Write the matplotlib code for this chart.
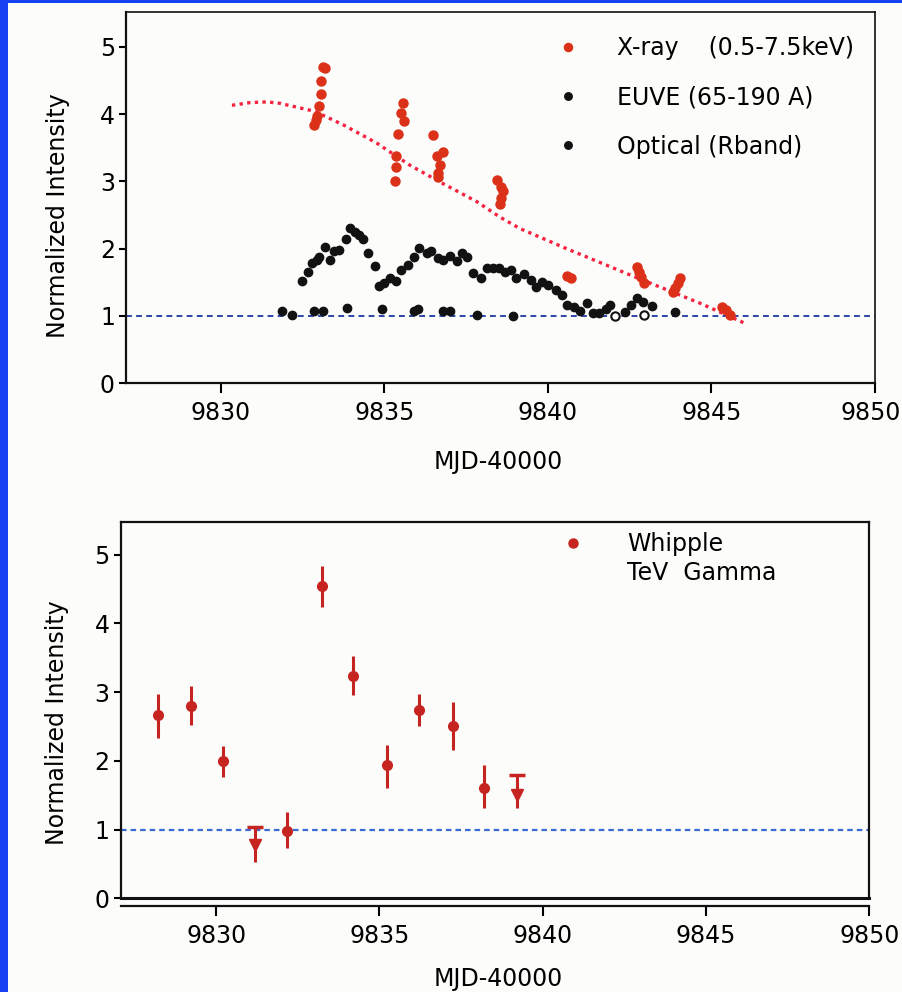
import matplotlib
matplotlib.use('Agg')
import matplotlib.pyplot as plt
import matplotlib.transforms as mtransforms
from matplotlib.lines import Line2D
from matplotlib.patches import Rectangle

plt.rcParams['font.family'] = ['DejaVu Sans']

# ---------------- data ----------------
xray_x = [9832.84, 9832.90, 9832.95, 9833.00, 9833.05, 9833.05, 9833.13, 9833.18,
          9835.32, 9835.37, 9835.37, 9835.43, 9835.50, 9835.56, 9835.60,
          9836.49, 9836.60, 9836.65, 9836.65, 9836.70, 9836.78,
          9838.43, 9838.53, 9838.55, 9838.58, 9838.62,
          9840.57, 9840.72,
          9842.73, 9842.79, 9842.86, 9842.94,
          9843.83, 9843.88, 9843.98, 9844.04,
          9845.31, 9845.44, 9845.57]
xray_y = [3.84, 3.91, 3.97, 4.12, 4.30, 4.49, 4.70, 4.68,
          3.00, 3.21, 3.37, 3.71, 4.01, 4.16, 3.89,
          3.69, 3.37, 3.12, 3.06, 3.24, 3.44,
          3.02, 2.66, 2.75, 2.92, 2.85,
          1.59, 1.56,
          1.73, 1.66, 1.58, 1.49,
          1.35, 1.41, 1.49, 1.57,
          1.14, 1.09, 1.01]

euve_x = [9832.49, 9832.65, 9832.80, 9832.95, 9833.01, 9833.18, 9833.33, 9833.46,
          9833.62, 9833.82, 9833.94, 9834.10, 9834.23, 9834.35, 9834.50, 9834.71,
          9834.84, 9834.98, 9835.17, 9835.37, 9835.52, 9835.73, 9835.90, 9836.06,
          9836.29, 9836.44, 9836.64, 9836.79, 9837.00, 9837.21, 9837.36, 9837.53,
          9837.70, 9837.94, 9838.14, 9838.33, 9838.51, 9838.69, 9838.86, 9839.02,
          9839.27, 9839.47, 9839.63, 9839.81, 9840.01, 9840.24, 9840.42, 9840.59,
          9840.79, 9840.98, 9841.18, 9841.38, 9841.57, 9841.77, 9841.89, 9842.35,
          9842.55, 9842.73, 9842.91, 9843.17]
euve_y = [1.52, 1.66, 1.78, 1.83, 1.87, 2.03, 1.83, 1.96,
          1.98, 2.14, 2.30, 2.25, 2.20, 2.14, 1.93, 1.74,
          1.45, 1.49, 1.56, 1.52, 1.68, 1.76, 1.88, 2.01,
          1.94, 1.96, 1.86, 1.83, 1.89, 1.81, 1.94, 1.88,
          1.64, 1.56, 1.71, 1.71, 1.72, 1.66, 1.68, 1.57,
          1.63, 1.53, 1.43, 1.51, 1.46, 1.39, 1.31, 1.16,
          1.14, 1.08, 1.19, 1.05, 1.05, 1.10, 1.16, 1.06,
          1.16, 1.26, 1.21, 1.15]

optical_x = [9831.86, 9832.19, 9832.84, 9833.11, 9833.87, 9834.93, 9835.90, 9836.03,
             9836.79, 9837.02, 9837.84, 9838.94, 9843.88]
optical_y = [1.07, 1.01, 1.07, 1.07, 1.12, 1.10, 1.08, 1.10,
             1.07, 1.07, 1.01, 1.00, 1.06]
optical_open_x = [9842.05, 9842.94]
optical_open_y = [1.00, 1.01]

trend_x = [9830.34, 9830.90, 9831.40, 9831.80, 9832.87, 9833.74, 9834.76, 9835.78,
           9836.70, 9837.82, 9838.53, 9839.14, 9840.57, 9842.61, 9844.65, 9846.03]
trend_y = [4.13, 4.17, 4.18, 4.16, 4.04, 3.84, 3.57, 3.24,
           2.99, 2.70, 2.47, 2.30, 2.00, 1.59, 1.19, 0.89]

tev_x = [9828.23, 9829.23, 9830.22, 9832.18, 9833.23, 9834.20, 9835.22, 9836.22,
         9837.24, 9838.20]
tev_y = [2.66, 2.80, 2.00, 0.98, 4.54, 3.24, 1.94, 2.74, 2.51, 1.61]
tev_hi = [2.98, 3.09, 2.21, 1.26, 4.83, 3.52, 2.23, 2.98, 2.86, 1.94]
tev_lo = [2.33, 2.52, 1.77, 0.73, 4.24, 2.96, 1.61, 2.50, 2.16, 1.31]

tev_ul_x = [9831.19, 9839.20]
tev_ul_y = [0.78, 1.50]
tev_ul_limit = [1.04, 1.79]
tev_ul_lo = [0.53, 1.31]

xticks = [9830, 9835, 9840, 9845, 9850]
yticks = [0, 1, 2, 3, 4, 5]

xray_label = 'X-ray    (0.5-7.5keV)'
euve_label = 'EUVE (65-190 A)'
optical_label = 'Optical (Rband)'
tev_label = ['Whipple', 'TeV  Gamma']
xlabel = 'MJD-40000'
ylabel = 'Normalized Intensity'

# ---------------- figure ----------------
W, H = 903, 992
fig = plt.figure(figsize=(W / 100, H / 100), dpi=100)
fig.patch.set_facecolor('#1840f4')
fig.add_artist(Rectangle((8 / W, 0), 1 - 8 / W, 1 - 3 / H, transform=fig.transFigure,
                         facecolor='#fcfcfa', edgecolor='none', zorder=-20))

FS = 17
red_x = '#dc3119'
red_t = '#c62420'
trend_c = '#f52240'

def style(ax, xl, yl):
    ax.set_facecolor('none')
    ax.set_xlim(*xl)
    ax.set_ylim(*yl)
    ax.set_xticks(xticks)
    ax.set_yticks(yticks)
    ax.tick_params(axis='x', direction='out', length=7, width=1.5, pad=6, labelsize=FS)
    ax.tick_params(axis='y', direction='out', length=5, width=1.5, pad=3, labelsize=FS)
    for s in ax.spines.values():
        s.set_linewidth(1.6)
        s.set_color('#111111')
    # keep the last x tick label (at the right spine) inside the picture
    last = ax.get_xticklabels()[-1]
    last.set_transform(last.get_transform() +
                       mtransforms.ScaledTranslation(-4 / 100, 0, fig.dpi_scale_trans))

# ---- top panel ----
ax1 = fig.add_axes([126 / W, 1 - 383.3 / H, (875 - 126) / W, (383.3 - 11.7) / H])
style(ax1, (9827.1, 9850), (0, 5.52))
ax1.spines['top'].set_linewidth(1.2)
ax1.spines['right'].set_linewidth(1.2)
ax1.axhline(1.0, color='#2c46a8', lw=1.4, ls=(0, (3, 2.2)), zorder=1)
ax1.plot(trend_x, trend_y, color=trend_c, lw=2.4, ls=(0, (1, 1.3)), zorder=2)
ax1.plot(xray_x, xray_y, 'o', color=red_x, ms=6.5, mec=red_x, zorder=4, label=xray_label)
ax1.plot(euve_x, euve_y, 'o', color='#121212', ms=6, zorder=3, label=euve_label)
ax1.plot(optical_x, optical_y, 'o', color='#121212', ms=6, zorder=3, label=optical_label)
ax1.plot(optical_open_x, optical_open_y, 'o', mfc='white', mec='#121212', mew=1.5,
         ms=6, zorder=3)
ax1.legend(loc='upper left', bbox_to_anchor=(556 / W, 1 - 36 / H),
           bbox_transform=fig.transFigure, frameon=False, fontsize=FS,
           handlelength=1.0, handletextpad=1.6, labelspacing=1.07,
           borderpad=0, borderaxespad=0, markerscale=0.9)

# ---- bottom panel ----
ax2 = fig.add_axes([120.7 / W, 1 - 898.3 / H, (869.3 - 120.7) / W, (898.3 - 521.7) / H])
style(ax2, (9827.08, 9850), (0, 5.48))
ax2.spines['bottom'].set_position(('outward', 5.3))
ax2.axhline(0.0, color='#111111', lw=2.2, zorder=1, clip_on=False)
ax2.axhline(1.0, color='#3a6cd4', lw=1.6, ls=(0, (2.5, 1.8)), zorder=1)
yerr = [[y - lo for y, lo in zip(tev_y, tev_lo)], [hi - y for y, hi in zip(tev_y, tev_hi)]]
ax2.errorbar(tev_x, tev_y, yerr=yerr, fmt='o', color=red_t, ms=7, elinewidth=2.2,
             capsize=0, zorder=4)
ax2.vlines(tev_ul_x, tev_ul_lo, tev_ul_limit, color=red_t, lw=2.2, zorder=4)
ax2.plot(tev_ul_x, tev_ul_limit, '_', color=red_t, ms=11, mew=2.5, zorder=4)
ax2.plot(tev_ul_x, tev_ul_y, 'v', color=red_t, ms=8, zorder=5)
h_tev = Line2D([], [], marker='o', ls='none', color=red_t, ms=6.5)
h_blank = Line2D([], [], ls='none')
ax2.legend([h_tev, h_blank], tev_label, loc='upper left',
           bbox_to_anchor=(561 / W, 1 - 532 / H), bbox_transform=fig.transFigure,
           frameon=False, fontsize=FS, handlelength=1.0, handletextpad=1.8,
           labelspacing=0.23, borderpad=0, borderaxespad=0)

# ---- axis labels ----
fig.text(58 / W, 1 - 216 / H, ylabel, rotation=90, ha='center', va='center', fontsize=FS)
fig.text(57 / W, 1 - 722.5 / H, ylabel, rotation=90, ha='center', va='center', fontsize=FS)
fig.text(498 / W, 1 - 462 / H, xlabel, ha='center', va='center', fontsize=FS)
fig.text(498 / W, 1 - 979 / H, xlabel, ha='center', va='center', fontsize=FS)

fig.savefig('out.png', dpi=100, facecolor=fig.get_facecolor())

Job:
Exactly as written, please give again the lines from the beginning of the listing through the line containing "1.14, 1.09, 1.01]", inclusive, without any pictures.

Solution for this exercise:
Write the matplotlib code for this chart.
import matplotlib
matplotlib.use('Agg')
import matplotlib.pyplot as plt
import matplotlib.transforms as mtransforms
from matplotlib.lines import Line2D
from matplotlib.patches import Rectangle

plt.rcParams['font.family'] = ['DejaVu Sans']

# ---------------- data ----------------
xray_x = [9832.84, 9832.90, 9832.95, 9833.00, 9833.05, 9833.05, 9833.13, 9833.18,
          9835.32, 9835.37, 9835.37, 9835.43, 9835.50, 9835.56, 9835.60,
          9836.49, 9836.60, 9836.65, 9836.65, 9836.70, 9836.78,
          9838.43, 9838.53, 9838.55, 9838.58, 9838.62,
          9840.57, 9840.72,
          9842.73, 9842.79, 9842.86, 9842.94,
          9843.83, 9843.88, 9843.98, 9844.04,
          9845.31, 9845.44, 9845.57]
xray_y = [3.84, 3.91, 3.97, 4.12, 4.30, 4.49, 4.70, 4.68,
          3.00, 3.21, 3.37, 3.71, 4.01, 4.16, 3.89,
          3.69, 3.37, 3.12, 3.06, 3.24, 3.44,
          3.02, 2.66, 2.75, 2.92, 2.85,
          1.59, 1.56,
          1.73, 1.66, 1.58, 1.49,
          1.35, 1.41, 1.49, 1.57,
          1.14, 1.09, 1.01]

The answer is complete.